To cut a long story short, I drank far, far too much and we slept together. I really let myself down, I know that.
#VictimFi
@KatyEVBrown Well, I saw that coming a mile off #ThrowbackSex
Bram, Word document
It transpired that the Christmas miracle had deprived me of neither bodily function nor hormone-drenched post-coital optimism. This business with Mike and Wendy, I could make that go away, surely? Tomorrow, yes, I’ll sort it and look back on this period as a blip, a quirk in the space–time continuum, a horror experienced by a parallel Bram, a hapless, unlucky version of this one.
‘What are you thinking?’ Fi said. Not a line I welcomed as a rule, but that night, with her, in the bed that used to be ours and was now hers, it was exactly what I wanted her to ask me.
‘You really want to know?’
‘God, maybe I don’t, but go on, tell me anyway.’ She was completely relaxed, her guard down, her heart . . . open?
‘I’m thinking, is there really no chance?’
‘No chance for what?’
‘For us,’ I said, smiling. And I thought, in a simple, almost dreamy, way, that if she said yes, I’d confess everything here and now, because it would mean she loved me no matter what and when you love someone that much you do everything in your power to save them. But if she said no, then I wouldn’t, and nothing would be lost that hadn’t been already.
‘Us?’ The abruptness of her distaste shocked me. She all but physically recoiled, pulling herself upright, her shoulders tense with indignation. ‘You’re in a dream world, aren’t you?’
I sat up too, feeling the drench of humiliation, the loss of hope. ‘I’m not in a dream world. If you must know, I’ve been in complete hell.’
‘If I must know? What do you expect me to say, Bram? Poor you that you don’t like being on your own, that you fucked up your marriage by fucking other women? If it’s hell it’s because you’ve created it, no one else.’
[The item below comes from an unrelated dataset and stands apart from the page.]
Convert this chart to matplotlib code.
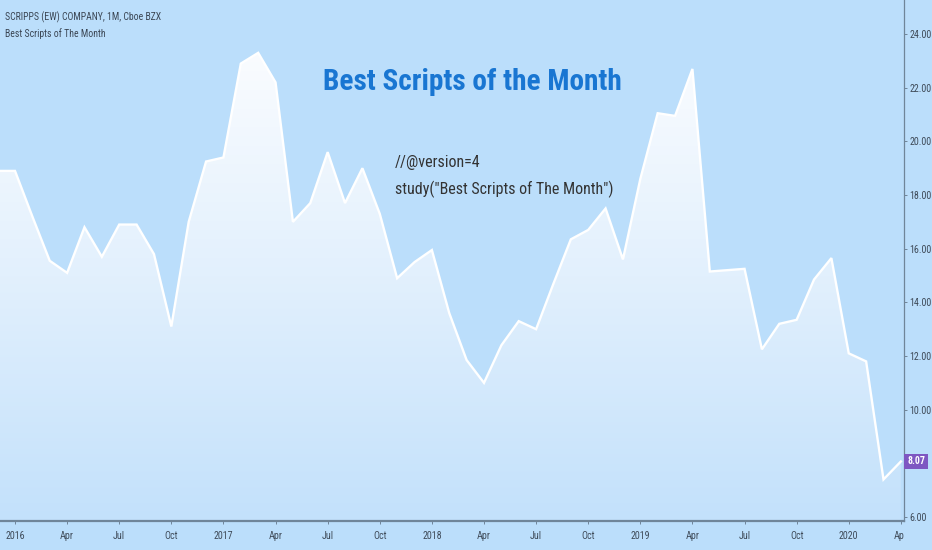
import matplotlib
matplotlib.use('Agg')
import matplotlib.pyplot as plt
import numpy as np
from matplotlib import font_manager
from matplotlib.colors import LinearSegmentedColormap
from matplotlib.transforms import Bbox, TransformedBbox

# 选一个窄字体 (截图是横向压缩的)
installed = set(f.name for f in font_manager.fontManager.ttflist)
narrow = [n for n in ['Roboto Condensed', 'PT Sans Narrow', 'Archivo Narrow',
                      'Liberation Sans Narrow', 'Open Sans Condensed', 'Arimo']
          if n in installed]
plt.rcParams['font.family'] = narrow[:1] + ['Liberation Sans', 'DejaVu Sans']

# 月度收盘价, 2015-12 到 2020-04 (月序号 -1 = 2015-12, 0 = 2016-01)
months = list(range(-1, 52))
closes = [18.9,
          18.9, 17.2, 15.55, 15.1, 16.8, 15.7, 16.9, 16.9, 15.8, 13.1, 17.0, 19.25,
          19.4, 22.9, 23.3, 22.2, 17.0, 17.7, 19.6, 17.7, 19.0, 17.3, 14.9, 15.5,
          15.95, 13.6, 11.85, 11.0, 12.4, 13.3, 13.0, 14.7, 16.35, 16.7, 17.5, 15.6,
          18.6, 21.05, 20.95, 22.7, 15.15, 15.2, 15.25, 12.25, 13.2, 13.35, 14.85, 15.65,
          12.1, 11.8, 7.4, 8.07]
last_price = 8.07

x_ticks = list(range(0, 52, 3))
x_labels = ['2016', 'Apr', 'Jul', 'Oct', '2017', 'Apr', 'Jul', 'Oct',
            '2018', 'Apr', 'Jul', 'Oct', '2019', 'Apr', 'Jul', 'Oct', '2020', 'Apr']
y_ticks = [6, 10, 12, 14, 16, 18, 20, 22, 24]

bg = '#BBDEFB'
axis_col = '#6f8599'
text_col = '#3f4b59'

fig = plt.figure(figsize=(9.32, 5.5), dpi=100, facecolor=bg)
ax = fig.add_axes([0, 29.5 / 550, 904 / 932, 520.5 / 550])
ax.set_facecolor(bg)

xmin, xmax = -15 / 17.37, (904 - 15) / 17.37
ymin, ymax = 5.87, 25.27
ax.set_xlim(xmin, xmax)
ax.set_ylim(ymin, ymax)

# 渐变填充
cmap = LinearSegmentedColormap.from_list('grad', ['#C3E1FB', '#E2F0FD', '#FCFDFF'])
grad = np.linspace(0, 1, 256).reshape(-1, 1)
im = ax.imshow(grad, cmap=cmap, aspect='auto', origin='lower',
               extent=[xmin, xmax, ymin, 24.0], zorder=1)
poly = ax.fill_between(months, closes, ymin, facecolor='none', edgecolor='none')
im.set_clip_path(poly.get_paths()[0], transform=ax.transData)

ax.plot(months, closes, color='white', lw=1.7, zorder=3, solid_joinstyle='miter')

# 坐标轴
for s in ['top', 'left']:
    ax.spines[s].set_visible(False)
ax.spines['right'].set_color(axis_col)
ax.spines['right'].set_linewidth(0.9)
ax.spines['bottom'].set_color(axis_col)
ax.spines['bottom'].set_linewidth(1.6)

ax.yaxis.tick_right()
ax.set_yticks(y_ticks)
ax.set_yticklabels([f'{v:.2f}' for v in y_ticks])
ax.tick_params(axis='y', length=2.5, width=0.7, color=axis_col, pad=1.5,
               labelsize=7.2, labelcolor=text_col)
ax.set_xticks(x_ticks)
ax.set_xticklabels(x_labels)
ax.tick_params(axis='x', length=2.5, width=0.7, color=axis_col, pad=5,
               labelsize=7.2, labelcolor=text_col)

clip = TransformedBbox(Bbox([[0, 0], [904 / 932, 1]]), fig.transFigure)
for lab in ax.get_xticklabels():
    lab.set_clip_box(clip)
    lab.set_clip_on(True)

# 最新价格标签
ax.text(1 + 3 / 904, last_price, f'{last_price:.2f}', transform=ax.get_yaxis_transform(),
        ha='left', va='center', fontsize=7, color='white', fontweight='bold',
        bbox=dict(boxstyle='square,pad=0.3', fc='#7E57C2', ec='none'), clip_on=False, zorder=5)

# 文字
t1 = fig.text(5 / 932, 1 - 17 / 550, 'SCRIPPS (EW) COMPANY, 1M, Cboe BZX', fontsize=7,
              color='#3b4654', ha='left', va='center')
t2 = fig.text(5 / 932, 1 - 34 / 550, 'Best Scripts of The Month', fontsize=7,
              color='#3b4654', ha='left', va='center')
t3 = fig.text(472 / 932, 1 - 82 / 550, 'Best Scripts of the Month', fontsize=24,
              fontweight='bold', color='#1976D2', ha='center', va='center')
t4 = fig.text(395 / 932, 1 - 163 / 550, '//@version=4', fontsize=13,
              color='#333333', ha='left', va='center')
t5 = fig.text(395 / 932, 1 - 189 / 550, 'study("Best Scripts of The Month")', fontsize=13,
              color='#333333', ha='left', va='center')

# 按参考图的宽度调整字号 (稍放大一点, 参考图的字形更窄更高)
renderer = fig.canvas.get_renderer()
for t, w in [(t3, 300), (t5, 218)]:
    cur = t.get_window_extent(renderer).width
    t.set_fontsize(t.get_fontsize() * w / cur)
t4.set_fontsize(t5.get_fontsize())

fig.savefig('out.png', dpi=100, facecolor=bg)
And she reached for the nearest item of clothing and covered herself, not only withdrawing the goods but doing so with an air of great regret that she’d offered them in the first place.
‘Fi’s Story’ > 02:37:08
By the morning, I’d decided it was inevitable. A necessary memento.
‘Listen, I don’t want Toby finding out about this,’ I told him. Woman asks husband not to tell new boyfriend she’s slept with him: I wasn’t sure if it was low-rent or aristocratic, but I was fairly certain it was not an exchange taking place anywhere else on Trinity Avenue that Boxing Day morning.
‘You’re still seeing him?’ he asked. ‘I thought it wasn’t serious.’
‘It’s not serious. But it’s also none of your business.’
I was relieved when he made his departure at the prearranged hour, in good time for me to organize the boys for our visit to my parents.
As the taxi drove through the eerily empty streets of South London, the thought of that First World War football match lingered in my mind. The way those poor men cleared the bodies from No Man’s Land so they could play, and then the next day the horror resumed as if there’d never been any pause.
#VictimFi
@themattporter Not sure #VictimFi is quite in the trenches of the Western Front, but she’s got herself a bit of closure there.
@LorraineGB71 @themattporter Lawson vs Lawson’s not over yet, remember?